After attempting to develop 1900 Fourth St. for more than four years, West Berkeley Investors, or WBI, ultimately decided to not develop the site Aug. 23.
This decision comes on the heels of the city of Berkeley’s second rejection of WBI’s proposed project for 1900 Fourth St. WBI previously argued that the site qualified for SB 35, a state bill that expedites developments by curtailing city laws if the proposed project contains 50 percent affordable housing, as first reported by Berkeleyside.
A letter dated Aug. 23 from the site’s property owners, Ruegg & Ellsworth and Frank Spenger Company, stated that West Berkeley Investors gave the development rights back to them.
“With the execution and recordation of the deed, all right, title, and interest WBI and its agent Rhoades Planning Group had in the property returned to Ruegg & Ellsworth and Frank Spenger Company,” the letter said.
In the letter, Ruegg & Ellsworth also stated its intent to take over all development rights, “including any rights associated with the pending Applications.”
For the Ohlone tribe, 1900 Fourth St. — dubbed West Berkeley Shellmound by the tribe — is sacred land, and tribe members have repeatedly opposed development of the site. WBI has said otherwise, citing maps included in the site’s Environmental Impact Report that show the site was historically underwater and thus uninhabitable.

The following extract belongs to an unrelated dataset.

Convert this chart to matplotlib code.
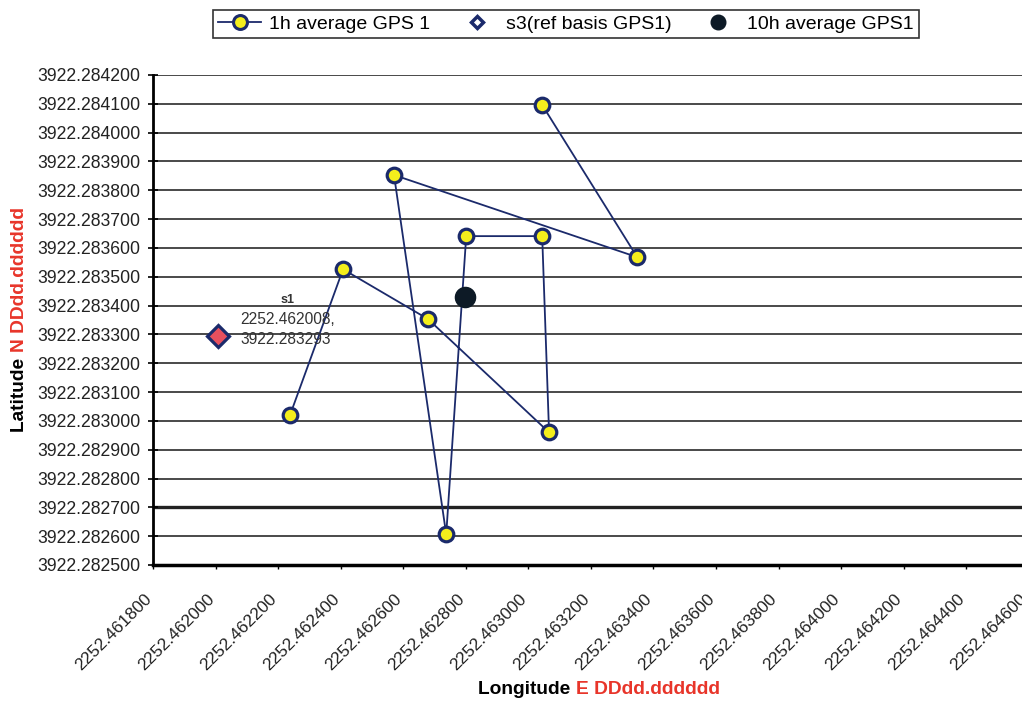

According to Corrina Gould, co-founder of Indian People Organizing for Change and a descendant of the Ohlone tribe, the newer city of Berkeley map includes 1900 Fourth St. in West Berkeley Shellmound. Gould added that maps do not define whether or not a site is sacred.
“For the developers, it might just be a piece of land,”Gould told The Daily Californian in a previous interview. “But for us, it is a place where we pray and honor.”